Judge Shields Trump Housing Chief From Defamation Liability in Fannie Mae Case
A federal judge ruled Bill Pulte cannot face defamation liability under an older immunity law, narrowing a case brought by 41 fired Fannie Mae workers.

A federal judge said Bill Pulte, President Donald Trump’s federal housing chief, cannot be held liable in court under a decades-old immunity law, a ruling that narrows one front in a fierce fight over who bears responsibility for public accusations tied to Fannie Mae’s mass firings.
The dispute began after Fannie Mae fired more than 100 workers in April 2025 over alleged misuse of its charitable giving program. The former employees say they were cut loose on April 2, 2025, during a Microsoft Teams call, then publicly tied to fraud in statements they say damaged their reputations and careers. Forty-one of them later filed defamation lawsuits in Fairfax County, Virginia, naming Fannie Mae, chief executive Priscilla Almodovar and Pulte, who also serves as chairman of Fannie Mae.
The workers said the company’s public accusations went too far when it linked them to “unethical conduct” and “facilitating fraud.” Pulte, who was sworn in as director of the Federal Housing Finance Agency on March 14, 2025, after nomination by Trump and confirmation by the U.S. Senate, said in an April 2025 statement that the company had fired workers for “unethical conduct.” He also said in a Fox News appearance that some employees were making charitable donations and then getting “kickbacks.”
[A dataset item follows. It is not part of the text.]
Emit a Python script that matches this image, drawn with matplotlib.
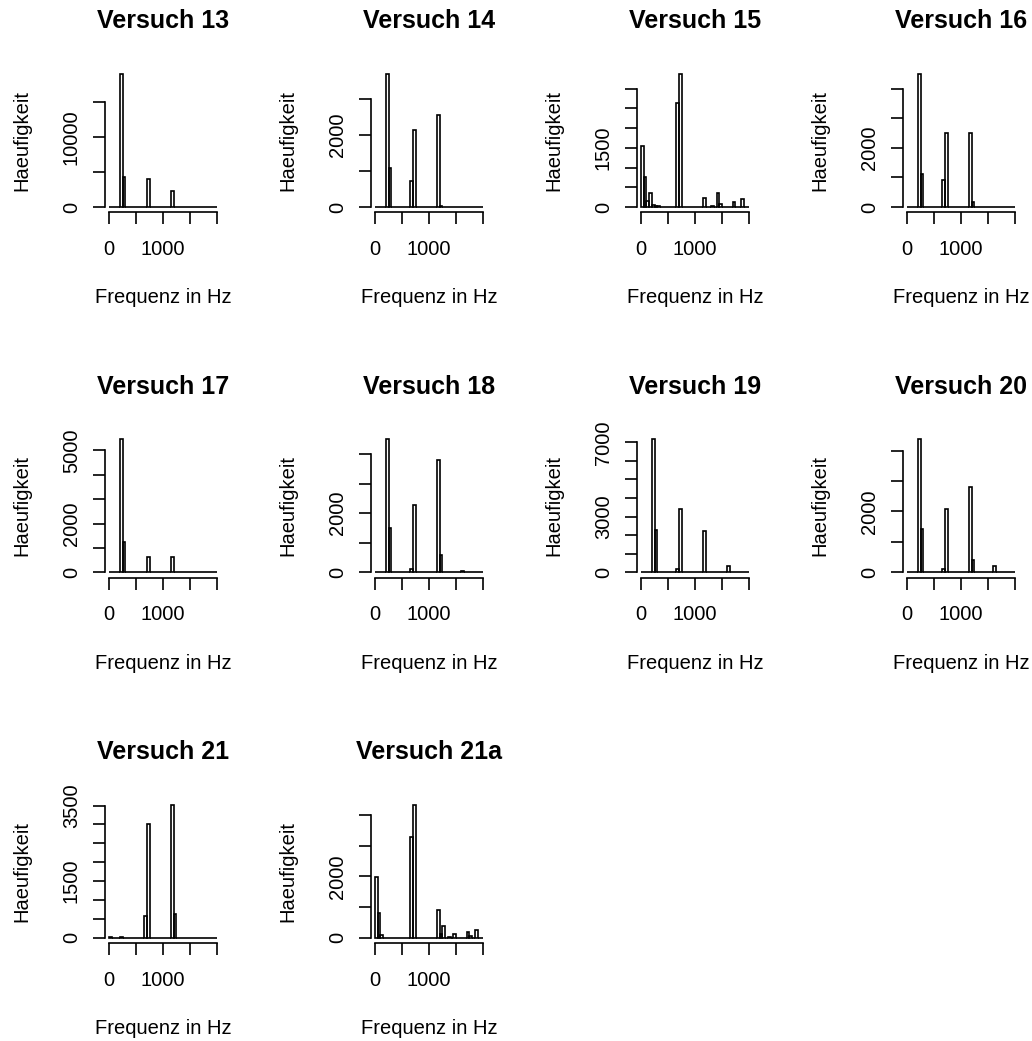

The lawsuits sought about $82 million in combined damages, or roughly $1 million to more than $2 million per worker, plus punitive damages. They also sharpened scrutiny of Fannie Mae’s matching gift program, which reportedly matched employee charitable donations up to $5,000 each year. For the former workers, the case has been about more than money: it has centered on whether a government-linked housing giant can publicly stain employees with fraud allegations while leaving them with little practical way to fight back.
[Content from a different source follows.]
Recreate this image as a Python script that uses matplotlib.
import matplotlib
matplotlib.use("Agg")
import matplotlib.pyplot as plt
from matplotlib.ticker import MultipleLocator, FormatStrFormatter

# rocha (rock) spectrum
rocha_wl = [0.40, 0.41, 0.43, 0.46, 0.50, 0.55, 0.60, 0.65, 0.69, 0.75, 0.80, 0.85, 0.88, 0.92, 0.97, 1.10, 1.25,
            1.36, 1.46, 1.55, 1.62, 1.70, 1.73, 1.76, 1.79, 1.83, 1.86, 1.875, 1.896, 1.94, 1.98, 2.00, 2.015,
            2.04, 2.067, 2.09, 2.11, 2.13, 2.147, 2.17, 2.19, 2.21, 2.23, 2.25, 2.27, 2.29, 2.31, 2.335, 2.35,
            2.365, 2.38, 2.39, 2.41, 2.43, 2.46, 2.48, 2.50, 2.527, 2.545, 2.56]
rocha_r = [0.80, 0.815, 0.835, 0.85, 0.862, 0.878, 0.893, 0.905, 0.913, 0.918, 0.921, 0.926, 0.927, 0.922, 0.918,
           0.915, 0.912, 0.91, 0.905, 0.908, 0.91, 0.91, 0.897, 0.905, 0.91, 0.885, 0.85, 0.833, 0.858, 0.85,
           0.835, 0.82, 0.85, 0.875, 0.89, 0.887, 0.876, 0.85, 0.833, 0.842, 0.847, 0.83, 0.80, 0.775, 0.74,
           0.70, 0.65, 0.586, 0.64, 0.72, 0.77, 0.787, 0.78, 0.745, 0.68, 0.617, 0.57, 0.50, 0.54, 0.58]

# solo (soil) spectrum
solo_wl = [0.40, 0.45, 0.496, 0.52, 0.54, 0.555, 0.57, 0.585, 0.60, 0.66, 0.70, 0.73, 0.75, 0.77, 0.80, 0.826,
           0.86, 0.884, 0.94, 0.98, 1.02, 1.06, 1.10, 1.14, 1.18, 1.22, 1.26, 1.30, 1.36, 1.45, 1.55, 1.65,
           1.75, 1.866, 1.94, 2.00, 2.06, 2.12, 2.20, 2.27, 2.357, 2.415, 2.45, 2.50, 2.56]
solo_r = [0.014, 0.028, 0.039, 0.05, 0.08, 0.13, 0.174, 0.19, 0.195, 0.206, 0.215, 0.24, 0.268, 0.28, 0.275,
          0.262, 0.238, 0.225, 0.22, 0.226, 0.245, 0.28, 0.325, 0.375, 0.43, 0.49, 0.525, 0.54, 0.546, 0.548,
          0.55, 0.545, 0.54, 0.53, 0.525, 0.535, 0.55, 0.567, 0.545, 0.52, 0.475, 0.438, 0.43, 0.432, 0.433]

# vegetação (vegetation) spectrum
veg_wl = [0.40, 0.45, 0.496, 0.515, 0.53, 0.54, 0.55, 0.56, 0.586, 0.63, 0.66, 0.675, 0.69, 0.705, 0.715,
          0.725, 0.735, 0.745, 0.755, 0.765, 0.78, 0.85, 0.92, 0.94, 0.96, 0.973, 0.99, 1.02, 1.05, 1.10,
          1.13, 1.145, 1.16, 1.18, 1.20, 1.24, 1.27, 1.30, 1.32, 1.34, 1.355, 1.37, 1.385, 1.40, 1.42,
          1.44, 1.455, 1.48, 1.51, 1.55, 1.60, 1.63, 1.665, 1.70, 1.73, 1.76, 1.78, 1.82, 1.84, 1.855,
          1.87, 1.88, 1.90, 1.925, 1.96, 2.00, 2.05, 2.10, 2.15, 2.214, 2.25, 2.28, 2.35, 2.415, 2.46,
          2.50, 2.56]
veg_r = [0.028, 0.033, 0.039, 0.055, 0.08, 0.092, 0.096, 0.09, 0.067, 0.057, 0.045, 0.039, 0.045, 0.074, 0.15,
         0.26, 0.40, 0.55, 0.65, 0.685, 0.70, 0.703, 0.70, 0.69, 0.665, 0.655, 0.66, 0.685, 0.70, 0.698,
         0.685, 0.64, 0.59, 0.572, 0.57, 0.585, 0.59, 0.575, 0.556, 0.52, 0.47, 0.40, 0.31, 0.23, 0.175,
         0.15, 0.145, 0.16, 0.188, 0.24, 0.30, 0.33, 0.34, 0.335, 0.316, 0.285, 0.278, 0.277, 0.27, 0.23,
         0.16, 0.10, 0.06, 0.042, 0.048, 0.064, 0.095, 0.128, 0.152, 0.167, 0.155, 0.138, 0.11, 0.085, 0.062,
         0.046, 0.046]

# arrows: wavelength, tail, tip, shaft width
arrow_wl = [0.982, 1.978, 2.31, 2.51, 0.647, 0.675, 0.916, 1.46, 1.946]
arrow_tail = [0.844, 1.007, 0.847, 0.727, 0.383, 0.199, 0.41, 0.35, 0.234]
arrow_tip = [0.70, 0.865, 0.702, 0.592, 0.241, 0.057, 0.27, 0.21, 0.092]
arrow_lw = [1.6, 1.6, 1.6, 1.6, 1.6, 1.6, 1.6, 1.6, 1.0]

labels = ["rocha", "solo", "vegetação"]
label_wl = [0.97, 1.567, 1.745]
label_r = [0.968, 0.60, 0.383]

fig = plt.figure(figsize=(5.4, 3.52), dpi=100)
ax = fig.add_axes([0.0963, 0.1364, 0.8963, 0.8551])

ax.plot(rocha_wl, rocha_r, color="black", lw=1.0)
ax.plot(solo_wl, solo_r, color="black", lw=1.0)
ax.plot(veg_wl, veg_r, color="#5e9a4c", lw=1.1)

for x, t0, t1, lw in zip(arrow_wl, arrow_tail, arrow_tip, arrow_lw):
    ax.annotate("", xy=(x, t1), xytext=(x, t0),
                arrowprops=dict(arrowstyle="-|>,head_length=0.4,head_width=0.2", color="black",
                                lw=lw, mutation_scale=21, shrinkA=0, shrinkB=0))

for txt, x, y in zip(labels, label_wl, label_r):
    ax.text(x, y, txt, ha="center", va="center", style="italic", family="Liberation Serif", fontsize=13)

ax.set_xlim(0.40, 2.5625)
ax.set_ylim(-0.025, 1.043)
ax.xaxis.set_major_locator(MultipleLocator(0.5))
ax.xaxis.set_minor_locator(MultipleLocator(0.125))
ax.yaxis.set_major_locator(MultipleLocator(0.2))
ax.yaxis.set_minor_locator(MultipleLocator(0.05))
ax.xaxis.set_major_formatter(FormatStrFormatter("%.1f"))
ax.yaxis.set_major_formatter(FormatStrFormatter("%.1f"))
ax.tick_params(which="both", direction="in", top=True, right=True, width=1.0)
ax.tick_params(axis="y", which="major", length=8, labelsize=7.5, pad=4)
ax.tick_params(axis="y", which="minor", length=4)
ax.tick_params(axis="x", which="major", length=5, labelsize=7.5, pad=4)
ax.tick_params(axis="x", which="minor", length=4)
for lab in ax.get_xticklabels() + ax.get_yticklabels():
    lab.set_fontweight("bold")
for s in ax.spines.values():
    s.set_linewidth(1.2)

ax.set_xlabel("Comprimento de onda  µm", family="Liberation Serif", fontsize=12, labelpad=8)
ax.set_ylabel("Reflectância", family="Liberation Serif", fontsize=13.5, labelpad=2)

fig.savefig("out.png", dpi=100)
The new ruling suggests Pulte may have legal protection from at least part of the defamation case, even as the broader litigation continues. That matters beyond one executive. It raises the stakes for fired employees trying to challenge reputational harm in the shadow of federal housing oversight, and it underscores how legal immunity can shield officials in government-adjacent power struggles, even when public accusations can follow workers long after they lose their jobs.